-- start --

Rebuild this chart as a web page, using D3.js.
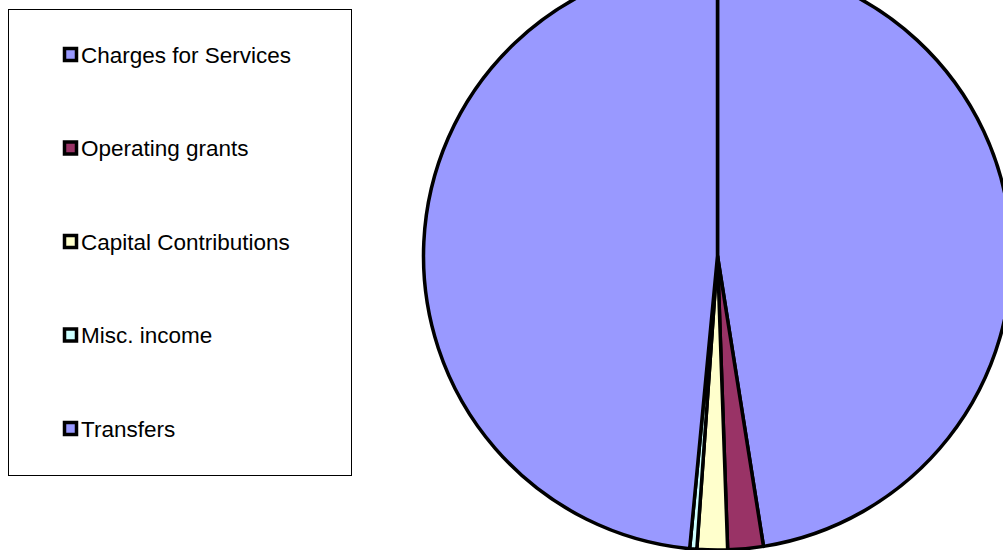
<!DOCTYPE html>
<html>
<head>
<meta charset="utf-8">
<script src="https://cdn.jsdelivr.net/npm/d3@7"></script>
<style>
  body { margin: 0; background: #fff; }
  svg { display: block; }
  text { font-family: Arial, "Liberation Sans", sans-serif; }
</style>
</head>
<body>
<div id="chart"></div>
<script>
// revenue share by source (percent)
var categories = ["Charges for Services", "Operating grants", "Capital Contributions", "Misc. income", "Transfers"];
var values = [47.5, 1.95, 1.67, 0.39, 48.49];
var colors = ["#9999FF", "#993366", "#FFFFCC", "#CCFFFF", "#9999FF"];

var width = 1003, height = 550;
var cx = 717.5, cy = 256, radius = 294;

var svg = d3.select("#chart").append("svg")
  .attr("width", width)
  .attr("height", height);

var color = d3.scaleOrdinal().domain(categories).range(colors);

var pie = d3.pie()
  .sort(null)
  .value(function(d) { return d.value; });

var arc = d3.arc().innerRadius(0).outerRadius(radius);

var data = categories.map(function(c, i) { return { name: c, value: values[i] }; });

var g = svg.append("g")
  .attr("transform", "translate(" + cx + "," + cy + ")");

g.selectAll("path.slice")
  .data(pie(data))
  .enter()
  .append("path")
  .attr("class", "slice")
  .attr("d", arc)
  .attr("fill", function(d) { return color(d.data.name); })
  .attr("stroke", "#000")
  .attr("stroke-width", 3.5)
  .attr("stroke-linejoin", "round");

// legend
var legend = svg.append("g").attr("id", "legend");
legend.append("rect")
  .attr("x", 8.5)
  .attr("y", 9.5)
  .attr("width", 343)
  .attr("height", 466)
  .attr("fill", "#fff")
  .attr("stroke", "#000")
  .attr("stroke-width", 1);

var rowY = d3.scalePoint().domain(categories).range([55, 429]);

var items = legend.selectAll("g.item")
  .data(categories)
  .enter()
  .append("g")
  .attr("class", "item")
  .attr("transform", function(d) { return "translate(0," + rowY(d) + ")"; });

items.append("rect")
  .attr("x", 64.5)
  .attr("y", -6.5)
  .attr("width", 12)
  .attr("height", 12)
  .attr("fill", function(d) { return color(d); })
  .attr("stroke", "#000")
  .attr("stroke-width", 3.5);

items.append("text")
  .attr("x", 81)
  .attr("y", 7.5)
  .style("font-size", "22.5px")
  .attr("fill", "#000")
  .text(function(d) { return d; });
</script>
</body>
</html>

-- end --

| WHAT THE EXERCISE ASKS |
Please take the lines from the beginning of the data above through the line holding "var rowY = d3.scalePoint().domain(categories).range([55, 429]);" and transcribe them exactly, without any pictures.

| FINAL ANSWER |
Rebuild this chart as a web page, using D3.js.
<!DOCTYPE html>
<html>
<head>
<meta charset="utf-8">
<script src="https://cdn.jsdelivr.net/npm/d3@7"></script>
<style>
  body { margin: 0; background: #fff; }
  svg { display: block; }
  text { font-family: Arial, "Liberation Sans", sans-serif; }
</style>
</head>
<body>
<div id="chart"></div>
<script>
// revenue share by source (percent)
var categories = ["Charges for Services", "Operating grants", "Capital Contributions", "Misc. income", "Transfers"];
var values = [47.5, 1.95, 1.67, 0.39, 48.49];
var colors = ["#9999FF", "#993366", "#FFFFCC", "#CCFFFF", "#9999FF"];

var width = 1003, height = 550;
var cx = 717.5, cy = 256, radius = 294;

var svg = d3.select("#chart").append("svg")
  .attr("width", width)
  .attr("height", height);

var color = d3.scaleOrdinal().domain(categories).range(colors);

var pie = d3.pie()
  .sort(null)
  .value(function(d) { return d.value; });

var arc = d3.arc().innerRadius(0).outerRadius(radius);

var data = categories.map(function(c, i) { return { name: c, value: values[i] }; });

var g = svg.append("g")
  .attr("transform", "translate(" + cx + "," + cy + ")");

g.selectAll("path.slice")
  .data(pie(data))
  .enter()
  .append("path")
  .attr("class", "slice")
  .attr("d", arc)
  .attr("fill", function(d) { return color(d.data.name); })
  .attr("stroke", "#000")
  .attr("stroke-width", 3.5)
  .attr("stroke-linejoin", "round");

// legend
var legend = svg.append("g").attr("id", "legend");
legend.append("rect")
  .attr("x", 8.5)
  .attr("y", 9.5)
  .attr("width", 343)
  .attr("height", 466)
  .attr("fill", "#fff")
  .attr("stroke", "#000")
  .attr("stroke-width", 1);

var rowY = d3.scalePoint().domain(categories).range([55, 429]);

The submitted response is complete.